• DATA RECORDS

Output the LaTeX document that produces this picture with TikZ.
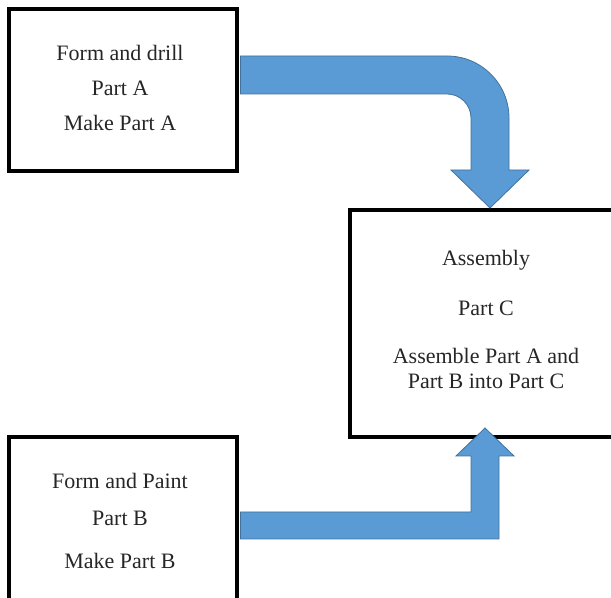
\documentclass[tikz,border=0pt]{standalone}
\usepackage{fontspec}
\setmainfont{Liberation Serif}
\usetikzlibrary{calc}
\definecolor{arrowfill}{HTML}{5B9BD5}
\definecolor{arrowedge}{HTML}{41719C}
\begin{document}
\begin{tikzpicture}[x=0.5pt,y=-0.5pt,
  box/.style={draw=black, line width=1.75pt, inner sep=0pt},
  label/.style={align=center, font=\fontsize{11}{12.5}\selectfont, text=black!85, inner sep=0pt},
  blockarrow/.style={fill=arrowfill, draw=arrowedge, line width=0.4pt, line join=miter}]
\useasboundingbox (0,0) rectangle (611,598);
\clip (0,0) rectangle (611,598);

% process boxes
\path (123,90) node[box, minimum width=114pt, minimum height=81pt] (boxA) {};
\path (486,323.5) node[box, minimum width=136pt, minimum height=113.5pt] (boxC) {};
\path (123,521) node[box, minimum width=114pt, minimum height=84pt] (boxB) {};

% box texts
\node[label] (textA) at ([xshift=-1.5pt,yshift=0.8pt]boxA.center)
  {Form and drill\\[5pt] Part A\\[5pt] Make Part A};
\node[label] (textC) at ([yshift=2pt]boxC.center)
  {Assembly\\[12.5pt] Part C\\[11.5pt] Assemble Part A and\\ Part B into Part C};
\node[label] (textB) at ([xshift=-1.5pt]boxB.center)
  {Form and Paint\\[6pt] Part B\\[9pt] Make Part B};

% block arrows from the part boxes into the assembly box
\coordinate (tipA) at (490,208);
\coordinate (tipB) at (485,428);
\draw[blockarrow] ([xshift=0.9pt]boxA.east |- 0,56) -- (447,56)
  .. controls (481.24,56) and (509,83.76) .. (509,118)
  -- (509,170) -- (529,170) -- (tipA) -- (451,170) -- (471,170) -- (471,118)
  .. controls (471,104.75) and (460.25,94) .. (447,94)
  -- ([xshift=0.9pt]boxA.east |- 0,94) -- cycle;
\draw[blockarrow] ([xshift=0.9pt]boxB.east |- 0,512) -- (471,512) -- (471,456) -- (456,456)
  -- (tipB) -- (514,456) -- (499,456) -- (499,539)
  -- ([xshift=0.9pt]boxB.east |- 0,539) -- cycle;
\end{tikzpicture}
\end{document}
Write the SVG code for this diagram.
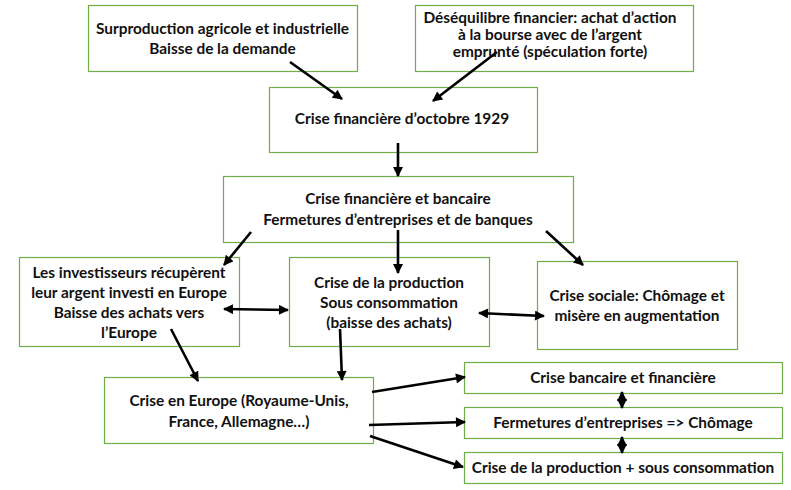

• EXERCISE
Leave the pictures out and print the records above exactly as they stand.

• RESPONSE TO THE EXERCISE
Output the LaTeX document that produces this picture with TikZ.
\documentclass[tikz,border=0pt]{standalone}
\usepackage{fontspec}
\setmainfont{Liberation Serif}
\usetikzlibrary{calc}
\definecolor{arrowfill}{HTML}{5B9BD5}
\definecolor{arrowedge}{HTML}{41719C}
\begin{document}
\begin{tikzpicture}[x=0.5pt,y=-0.5pt,
  box/.style={draw=black, line width=1.75pt, inner sep=0pt},
  label/.style={align=center, font=\fontsize{11}{12.5}\selectfont, text=black!85, inner sep=0pt},
  blockarrow/.style={fill=arrowfill, draw=arrowedge, line width=0.4pt, line join=miter}]
\useasboundingbox (0,0) rectangle (611,598);
\clip (0,0) rectangle (611,598);

% process boxes
\path (123,90) node[box, minimum width=114pt, minimum height=81pt] (boxA) {};
\path (486,323.5) node[box, minimum width=136pt, minimum height=113.5pt] (boxC) {};
\path (123,521) node[box, minimum width=114pt, minimum height=84pt] (boxB) {};

% box texts
\node[label] (textA) at ([xshift=-1.5pt,yshift=0.8pt]boxA.center)
  {Form and drill\\[5pt] Part A\\[5pt] Make Part A};
\node[label] (textC) at ([yshift=2pt]boxC.center)
  {Assembly\\[12.5pt] Part C\\[11.5pt] Assemble Part A and\\ Part B into Part C};
\node[label] (textB) at ([xshift=-1.5pt]boxB.center)
  {Form and Paint\\[6pt] Part B\\[9pt] Make Part B};

% block arrows from the part boxes into the assembly box
\coordinate (tipA) at (490,208);
\coordinate (tipB) at (485,428);
\draw[blockarrow] ([xshift=0.9pt]boxA.east |- 0,56) -- (447,56)
  .. controls (481.24,56) and (509,83.76) .. (509,118)
  -- (509,170) -- (529,170) -- (tipA) -- (451,170) -- (471,170) -- (471,118)
  .. controls (471,104.75) and (460.25,94) .. (447,94)
  -- ([xshift=0.9pt]boxA.east |- 0,94) -- cycle;
\draw[blockarrow] ([xshift=0.9pt]boxB.east |- 0,512) -- (471,512) -- (471,456) -- (456,456)
  -- (tipB) -- (514,456) -- (499,456) -- (499,539)
  -- ([xshift=0.9pt]boxB.east |- 0,539) -- cycle;
\end{tikzpicture}
\end{document}
Write the SVG code for this diagram.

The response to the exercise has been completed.